At the same time, such respect has to be earned. In its recent survey conducted across 21 countries, the Varkey GEMS Foundation analyzed the popular perception of teachers. Interestingly, even while 95 percent believe that teachers should be paid more, they also think that those wages should be performance-based. In fact, across all countries surveyed, more than 59 percent stated that teachers ought to be paid according to the performance of their pupils. Simply put, for most people, putting more value on teaching as a profession means that teachers must also assume greater responsibility over the results.

In Latin America, the need for better education through better teaching is clearer than ever. The most recent comparative PISA results show that the region, despite its well-intended efforts, is not improving in terms of quality. Yet some policymakers seem to believe that the same formulas of the past will somehow produce better results.

Real improvement can only come when we address the big picture: It's not only a matter of improving teacher training, but also of attracting more innovation into the sector, through the engagement of new players and new providers. This requires drafting new rules and new regulations that boost competitiveness via openness, particularly through easier accreditation processes.

Alejandro Ganimian, a doctoral fellow at the Harvard Kennedy School of Government, argues that the best performing education systems usually do include the best teacher training systems. However, those systems also place special emphasis on attracting the best people, setting clear expectations for them, and periodically evaluating them to track progress. Ganimian is hopeful that: "People are beginning to understand that teachers need to acquire new skills in order to instill in their students the knowledge, skills and tools that success in the 21st century will demand."
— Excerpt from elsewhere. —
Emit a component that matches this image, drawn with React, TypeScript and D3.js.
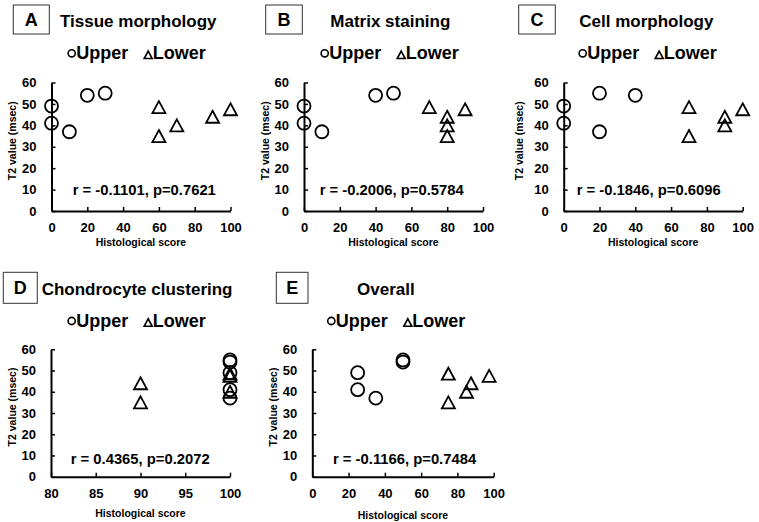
import { useEffect, useRef } from 'react';
import * as d3 from 'd3';

// T2 values (msec) of the same subjects in every panel
const upperT2 = [49, 41, 37, 54, 55];
const lowerT2 = [48.5, 35, 40, 44, 47.5];

// histological scores per panel
const tissueUpper = [0, 0, 10, 20, 30];
const tissueLower = [60, 60, 70, 90, 100];
const matrixUpper = [0, 0, 10, 40, 50];
const matrixLower = [70, 80, 80, 80, 90];
const cellUpper = [0, 0, 20, 40, 20];
const cellLower = [70, 70, 90, 90, 100];
const clusterUpper = [100, 100, 100, 100, 100];
const clusterLower = [100, 90, 100, 90, 100];
const overallUpper = [25, 25, 35, 50, 50];
const overallLower = [75, 75, 85, 87.5, 97.5];

const panelLetters = ['A', 'B', 'C', 'D', 'E'];
const panelTitles = ['Tissue morphology', 'Matrix staining', 'Cell morphology', 'Chondrocyte clustering', 'Overall'];
const statLabels = [
  'r = -0.1101, p=0.7621',
  'r = -0.2006, p=0.5784',
  'r = -0.1846, p=0.6096',
  'r = 0.4365, p=0.2072',
  'r = -0.1166, p=0.7484',
];
const xTicksFull = [0, 20, 40, 60, 80, 100];
const xTicksCluster = [80, 85, 90, 95, 100];
const yTicks = [0, 10, 20, 30, 40, 50, 60];

const FONT = "'Liberation Sans', Arial, sans-serif";
const W = 759;
const H = 522;

interface Layout {
  x0: number;
  x1: number;
  yTop: number;
  yBot: number;
  box: [number, number, number, number];
  titleX: number;
  titleY: number;
  legendX: number;
  legendY: number;
  statX: number;
  statY: number;
  yTitleDx: number;
  xTitleDy: number;
}

const layouts: Layout[] = [
  { x0: 51.5, x1: 230.5, yTop: 82.5, yBot: 211, box: [13.3, 5, 36, 29], titleX: 60, titleY: 27, legendX: 71.7, legendY: 53.3, statX: 72.7, statY: 195, yTitleDx: 39, xTitleDy: 34.5 },
  { x0: 304, x1: 483, yTop: 82.5, yBot: 211, box: [265.7, 5, 36.6, 29], titleX: 330.3, titleY: 27, legendX: 324.7, legendY: 53.3, statX: 319.7, statY: 195, yTitleDx: 39, xTitleDy: 34.5 },
  { x0: 563.7, x1: 742.7, yTop: 82.5, yBot: 211, box: [518.7, 5, 36.6, 29], titleX: 579.3, titleY: 27, legendX: 582.7, legendY: 53.3, statX: 576.7, statY: 195, yTitleDx: 44, xTitleDy: 34.5 },
  { x0: 51, x1: 230, yTop: 349.3, yBot: 476.7, box: [3.3, 272.3, 34, 31], titleX: 41.7, titleY: 295, legendX: 71.7, legendY: 321, statX: 70.7, statY: 464, yTitleDx: 39, xTitleDy: 40.5 },
  { x0: 312.3, x1: 493.7, yTop: 349.3, yBot: 476.7, box: [276.3, 272.3, 31.7, 31], titleX: 357, titleY: 295, legendX: 331.3, legendY: 321, statX: 333, statY: 464, yTitleDx: 39, xTitleDy: 42 },
];

const panelData = [
  { upper: tissueUpper, lower: tissueLower, xTicks: xTicksFull },
  { upper: matrixUpper, lower: matrixLower, xTicks: xTicksFull },
  { upper: cellUpper, lower: cellLower, xTicks: xTicksFull },
  { upper: clusterUpper, lower: clusterLower, xTicks: xTicksCluster },
  { upper: overallUpper, lower: overallLower, xTicks: xTicksFull },
];

// triangle centred on its bounding box
const triPath = (w: number, h: number) => `M0,${-h / 2}L${w / 2},${h / 2}L${-w / 2},${h / 2}Z`;

const App = () => {
  const ref = useRef<SVGSVGElement | null>(null);

  useEffect(() => {
    const svg = d3.select(ref.current);
    svg.selectAll('*').remove();
    svg.append('rect').attr('width', W).attr('height', H).attr('fill', '#fff');

    panelData.forEach((p, i) => {
      const L = layouts[i];
      const xDomain = d3.extent(p.xTicks) as [number, number];
      const x = d3.scaleLinear().domain(xDomain).range([L.x0, L.x1]);
      const y = d3.scaleLinear().domain([0, 60]).range([L.yBot, L.yTop]);
      const g = svg.append('g').attr('font-family', FONT).attr('font-weight', 'bold').attr('fill', '#000');

      // letter box
      g.append('rect')
        .attr('x', L.box[0])
        .attr('y', L.box[1])
        .attr('width', L.box[2])
        .attr('height', L.box[3])
        .attr('fill', 'none')
        .attr('stroke', '#333')
        .attr('stroke-width', 1);
      g.append('text')
        .attr('x', L.box[0] + L.box[2] / 2)
        .attr('y', L.box[1] + L.box[3] / 2 + 6.5)
        .attr('text-anchor', 'middle')
        .attr('font-size', 18)
        .text(panelLetters[i]);

      g.append('text').attr('x', L.titleX).attr('y', L.titleY).attr('font-size', 17).text(panelTitles[i]);

      // legend
      g.append('circle')
        .attr('cx', L.legendX)
        .attr('cy', L.legendY)
        .attr('r', 3.6)
        .attr('fill', 'none')
        .attr('stroke', '#000')
        .attr('stroke-width', 1.6);
      g.append('text')
        .attr('x', L.legendX + 4.5)
        .attr('y', L.legendY + 6)
        .attr('font-size', 18)
        .text('Upper');
      g.append('path')
        .attr('d', triPath(8, 7.5))
        .attr('transform', `translate(${L.legendX + 76.5},${L.legendY + 1.5})`)
        .attr('fill', 'none')
        .attr('stroke', '#000')
        .attr('stroke-width', 1.6);
      g.append('text')
        .attr('x', L.legendX + 81)
        .attr('y', L.legendY + 6)
        .attr('font-size', 18)
        .text('Lower');

      // axes
      const xAxis = d3.axisBottom(x).tickValues(p.xTicks).tickSize(-4).tickPadding(12).tickSizeOuter(0);
      g.append('g')
        .attr('transform', `translate(0,${L.yBot})`)
        .call(xAxis)
        .call(a => a.select('.domain').attr('stroke-width', 2))
        .call(a => a.selectAll('.tick line').attr('stroke-width', 1.5))
        .call(a => a.selectAll('.tick text').attr('font-size', 13).attr('font-family', FONT).attr('font-weight', 'bold').attr('fill', '#000'));

      const yAxis = d3.axisLeft(y).tickValues(yTicks).tickSize(-4).tickPadding(15).tickSizeOuter(0);
      g.append('g')
        .attr('transform', `translate(${L.x0},0)`)
        .call(yAxis)
        .call(a => a.select('.domain').attr('stroke-width', 2))
        .call(a => a.selectAll('.tick line').attr('stroke-width', 1.5))
        .call(a => a.selectAll('.tick text').attr('font-size', 13).attr('font-family', FONT).attr('font-weight', 'bold').attr('fill', '#000'));

      // axis titles
      g.append('text')
        .attr('x', (L.x0 + L.x1) / 2)
        .attr('y', L.yBot + L.xTitleDy)
        .attr('text-anchor', 'middle')
        .attr('font-size', 10.5)
        .text('Histological score');
      g.append('text')
        .attr('transform', `translate(${L.x0 - L.yTitleDx + 3.5},${(L.yTop + L.yBot) / 2 - 6}) rotate(-90)`)
        .attr('text-anchor', 'middle')
        .attr('font-size', 10.5)
        .text('T2 value (msec)');

      // stat
      g.append('text').attr('x', L.statX).attr('y', L.statY).attr('font-size', 14.8).text(statLabels[i]);

      // markers
      g.append('g')
        .selectAll('circle')
        .data(p.upper)
        .join('circle')
        .attr('cx', d => x(d))
        .attr('cy', (_, j) => y(upperT2[j]))
        .attr('r', 6.5)
        .attr('fill', 'none')
        .attr('stroke', '#000')
        .attr('stroke-width', 1.8);
      g.append('g')
        .selectAll('path')
        .data(p.lower)
        .join('path')
        .attr('d', triPath(13, 12))
        .attr('transform', (d, j) => `translate(${x(d)},${y(lowerT2[j])})`)
        .attr('fill', 'none')
        .attr('stroke', '#000')
        .attr('stroke-width', 1.8)
        .attr('stroke-linejoin', 'miter');
    });
  }, []);

  return (
    <svg
      ref={ref}
      width={W}
      height={H}
      viewBox={`0 0 ${W} ${H}`}
      style={{ position: 'absolute', left: 0, top: 0, display: 'block' }}
    />
  );
};

export default App;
As our societies move toward rewarding teachers for the quality of their teaching, the new challenge will be getting better at assessing teacher performance. In particular, Ganimian criticizes: "The idea that what happens in the classroom cannot be observed, evaluated, or commented on by any outsider of the teaching profession. That does not happen in any other field."

Indeed, this arrangement is untenable in the long run. In the words of Andreas Schleicher, Special Advisor on Education Policy to the OECD: "Success will go to those individuals, institutions and countries that are swift to adapt, slow to complain, and open to change."